• GOAL
Without the images, output each record below as it stands.
begin
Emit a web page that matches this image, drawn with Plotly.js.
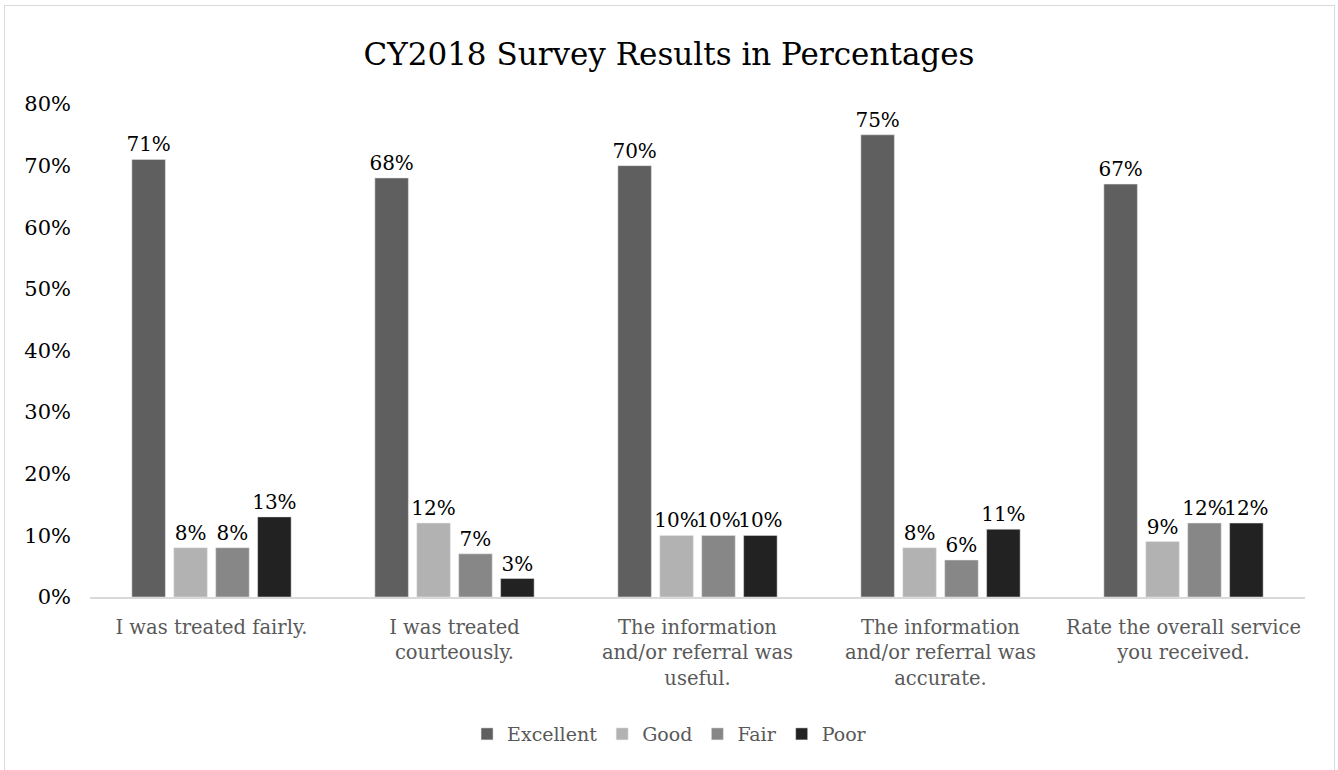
<!DOCTYPE html>
<html><head><meta charset="utf-8">
<script src="https://cdn.plot.ly/plotly-3.0.1.min.js"></script>
<style>html,body{margin:0;padding:0;background:#fff;}
#frame{position:absolute;left:4px;top:5px;width:1329px;height:800px;border:1px solid #d9d9d9;pointer-events:none;}
#chart{position:absolute;left:0;top:0;width:1338px;height:770px;}</style>
</head><body>
<div id="chart"></div><div id="frame"></div>
<script>
const categories = ["I was treated fairly.", "I was treated<br>courteously.", "The information<br>and/or referral was<br>useful.", "The information<br>and/or referral was<br>accurate.", "Rate the overall service<br>you received."];
const seriesNames = ["Excellent", "Good", "Fair", "Poor"];
const excellent = [71, 68, 70, 75, 67];
const good = [8, 12, 10, 8, 9];
const fair = [8, 7, 10, 6, 12];
const poor = [13, 3, 10, 11, 12];
const colors = ["#5f5f5f", "#b2b2b2", "#878787", "#222222"];
const values = [excellent, good, fair, poor];
const FONT = "DejaVu Serif";
const traces = seriesNames.map((n, i) => ({
  type: "bar", name: n, x: categories, y: values[i],
  marker: {color: colors[i], line: {color: "#e8e8e8", width: 0.5}},
  text: values[i].map(v => v + "%"), textposition: "outside", cliponaxis: false,
  constraintext: "none",
  textfont: {family: FONT, size: 20, color: "#000"},
  hoverinfo: "none"
}));
const layout = {
  width: 1338, height: 770,
  margin: {l: 90, r: 33, t: 104, b: 173},
  paper_bgcolor: "#fff", plot_bgcolor: "#fff",
  barmode: "group", bargap: 0.31, bargroupgap: 0.2,
  uniformtext: {mode: false},
  title: {text: "CY2018 Survey Results in Percentages", font: {family: FONT, size: 31, color: "#000"}, x: 0.5, xanchor: "center", y: 0.93, yanchor: "middle"},
  xaxis: {showgrid: false, showline: true, linecolor: "#d9d9d9", linewidth: 1.5, ticks: "", tickfont: {family: FONT, size: 19.5, color: "#595959"}, ticklabelstandoff: 12},
  yaxis: {range: [0, 80], dtick: 10, ticksuffix: "%", showgrid: false, zeroline: false, showline: false, tickfont: {family: FONT, size: 21, color: "#000"}, ticklabelstandoff: 18},
  showlegend: true,
  legend: {orientation: "h", x: 0.477, xanchor: "center", y: -0.278, yanchor: "middle", font: {family: FONT, size: 19, color: "#595959"}, itemwidth: 30, traceorder: "normal"},
  font: {family: FONT}
};
Plotly.newPlot("chart", traces, layout, {displayModeBar: false, staticPlot: true});
</script>
</body></html>
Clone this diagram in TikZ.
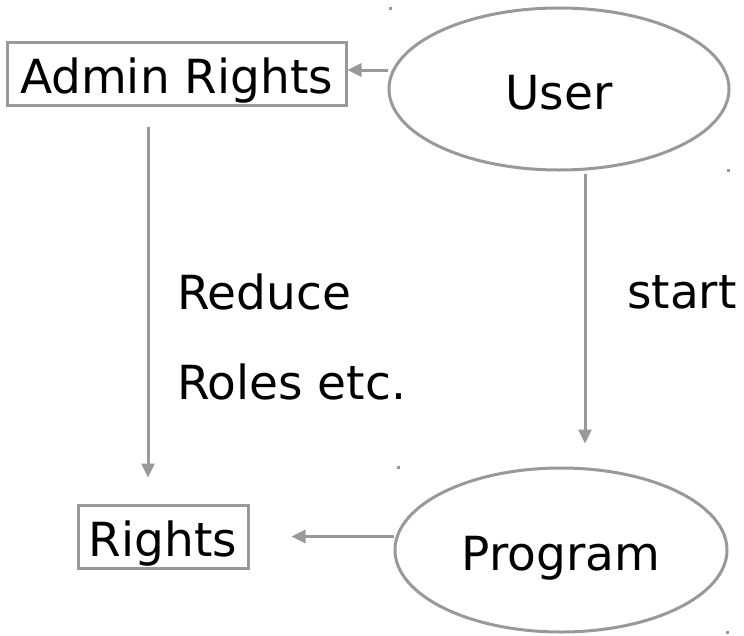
\documentclass[tikz,border=0pt]{standalone}
\usepackage{fontspec}
\setmainfont{DejaVu Sans}
\usetikzlibrary{shapes.geometric,arrows.meta}
\tikzset{
  linegray/.style={draw=black!40, line width=3pt},
  flowline/.style={linegray, -{Triangle[length=14pt,width=13pt]}},
  rightbox/.style={linegray, rectangle, inner sep=0pt, minimum height=63pt, text height=40pt, text depth=0pt},
  roleell/.style={linegray, ellipse, inner sep=0pt, text height=40pt, text depth=0pt},
  plaintext/.style={inner sep=0pt, anchor=west},
  cornerdot/.style={fill=black!40, minimum size=3pt, inner sep=0pt}
}
\begin{document}
\begin{tikzpicture}[x=1pt, y=-1pt, font=\fontsize{47}{56}\selectfont]
\useasboundingbox (0,0) rectangle (744,635);
% boxes and ellipses
\node[rightbox, minimum width=339pt] (admin) at (176.5,73.5) {Admin Rights};
\node[roleell, minimum width=340pt, minimum height=162pt] (user) at (559,89) {User};
\node[rightbox, minimum width=170pt] (rights) at (163,536.5) {Rights};
\node[roleell, minimum width=332pt, minimum height=164pt] (program) at (561,550) {Program};
% labels
\node[plaintext] (reduce) at (177,292) {Reduce};
\node[plaintext] (roles) at (177,382) {Roles etc.};
\node[plaintext] (start) at (627,292) {start};
% small marks
\foreach \x/\y in {390/8, 728/170, 398/467, 727/632}
	{\node[cornerdot] at (\x,\y) {};}
% arrows
\draw[flowline] ([yshift=3.5pt]admin.east -| user.west) -- ([yshift=3.5pt]admin.east);
\draw[flowline, shorten <=20pt, shorten >=26pt] ([xshift=-28.5pt]admin.south) -- ([xshift=-15pt]rights.north);
\draw[flowline, shorten <=2pt, shorten >=23pt] ([xshift=26pt]user.south) -- ([xshift=24pt]program.north);
\draw[flowline, shorten >=42pt] (program.west |- rights.east) -- (rights.east);
\end{tikzpicture}
\end{document}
end
• FULL ANSWER
Emit a web page that matches this image, drawn with Plotly.js.
<!DOCTYPE html>
<html><head><meta charset="utf-8">
<script src="https://cdn.plot.ly/plotly-3.0.1.min.js"></script>
<style>html,body{margin:0;padding:0;background:#fff;}
#frame{position:absolute;left:4px;top:5px;width:1329px;height:800px;border:1px solid #d9d9d9;pointer-events:none;}
#chart{position:absolute;left:0;top:0;width:1338px;height:770px;}</style>
</head><body>
<div id="chart"></div><div id="frame"></div>
<script>
const categories = ["I was treated fairly.", "I was treated<br>courteously.", "The information<br>and/or referral was<br>useful.", "The information<br>and/or referral was<br>accurate.", "Rate the overall service<br>you received."];
const seriesNames = ["Excellent", "Good", "Fair", "Poor"];
const excellent = [71, 68, 70, 75, 67];
const good = [8, 12, 10, 8, 9];
const fair = [8, 7, 10, 6, 12];
const poor = [13, 3, 10, 11, 12];
const colors = ["#5f5f5f", "#b2b2b2", "#878787", "#222222"];
const values = [excellent, good, fair, poor];
const FONT = "DejaVu Serif";
const traces = seriesNames.map((n, i) => ({
  type: "bar", name: n, x: categories, y: values[i],
  marker: {color: colors[i], line: {color: "#e8e8e8", width: 0.5}},
  text: values[i].map(v => v + "%"), textposition: "outside", cliponaxis: false,
  constraintext: "none",
  textfont: {family: FONT, size: 20, color: "#000"},
  hoverinfo: "none"
}));
const layout = {
  width: 1338, height: 770,
  margin: {l: 90, r: 33, t: 104, b: 173},
  paper_bgcolor: "#fff", plot_bgcolor: "#fff",
  barmode: "group", bargap: 0.31, bargroupgap: 0.2,
  uniformtext: {mode: false},
  title: {text: "CY2018 Survey Results in Percentages", font: {family: FONT, size: 31, color: "#000"}, x: 0.5, xanchor: "center", y: 0.93, yanchor: "middle"},
  xaxis: {showgrid: false, showline: true, linecolor: "#d9d9d9", linewidth: 1.5, ticks: "", tickfont: {family: FONT, size: 19.5, color: "#595959"}, ticklabelstandoff: 12},
  yaxis: {range: [0, 80], dtick: 10, ticksuffix: "%", showgrid: false, zeroline: false, showline: false, tickfont: {family: FONT, size: 21, color: "#000"}, ticklabelstandoff: 18},
  showlegend: true,
  legend: {orientation: "h", x: 0.477, xanchor: "center", y: -0.278, yanchor: "middle", font: {family: FONT, size: 19, color: "#595959"}, itemwidth: 30, traceorder: "normal"},
  font: {family: FONT}
};
Plotly.newPlot("chart", traces, layout, {displayModeBar: false, staticPlot: true});
</script>
</body></html>
Clone this diagram in TikZ.
\documentclass[tikz,border=0pt]{standalone}
\usepackage{fontspec}
\setmainfont{DejaVu Sans}
\usetikzlibrary{shapes.geometric,arrows.meta}
\tikzset{
  linegray/.style={draw=black!40, line width=3pt},
  flowline/.style={linegray, -{Triangle[length=14pt,width=13pt]}},
  rightbox/.style={linegray, rectangle, inner sep=0pt, minimum height=63pt, text height=40pt, text depth=0pt},
  roleell/.style={linegray, ellipse, inner sep=0pt, text height=40pt, text depth=0pt},
  plaintext/.style={inner sep=0pt, anchor=west},
  cornerdot/.style={fill=black!40, minimum size=3pt, inner sep=0pt}
}
\begin{document}
\begin{tikzpicture}[x=1pt, y=-1pt, font=\fontsize{47}{56}\selectfont]
\useasboundingbox (0,0) rectangle (744,635);
% boxes and ellipses
\node[rightbox, minimum width=339pt] (admin) at (176.5,73.5) {Admin Rights};
\node[roleell, minimum width=340pt, minimum height=162pt] (user) at (559,89) {User};
\node[rightbox, minimum width=170pt] (rights) at (163,536.5) {Rights};
\node[roleell, minimum width=332pt, minimum height=164pt] (program) at (561,550) {Program};
% labels
\node[plaintext] (reduce) at (177,292) {Reduce};
\node[plaintext] (roles) at (177,382) {Roles etc.};
\node[plaintext] (start) at (627,292) {start};
% small marks
\foreach \x/\y in {390/8, 728/170, 398/467, 727/632}
	{\node[cornerdot] at (\x,\y) {};}
% arrows
\draw[flowline] ([yshift=3.5pt]admin.east -| user.west) -- ([yshift=3.5pt]admin.east);
\draw[flowline, shorten <=20pt, shorten >=26pt] ([xshift=-28.5pt]admin.south) -- ([xshift=-15pt]rights.north);
\draw[flowline, shorten <=2pt, shorten >=23pt] ([xshift=26pt]user.south) -- ([xshift=24pt]program.north);
\draw[flowline, shorten >=42pt] (program.west |- rights.east) -- (rights.east);
\end{tikzpicture}
\end{document}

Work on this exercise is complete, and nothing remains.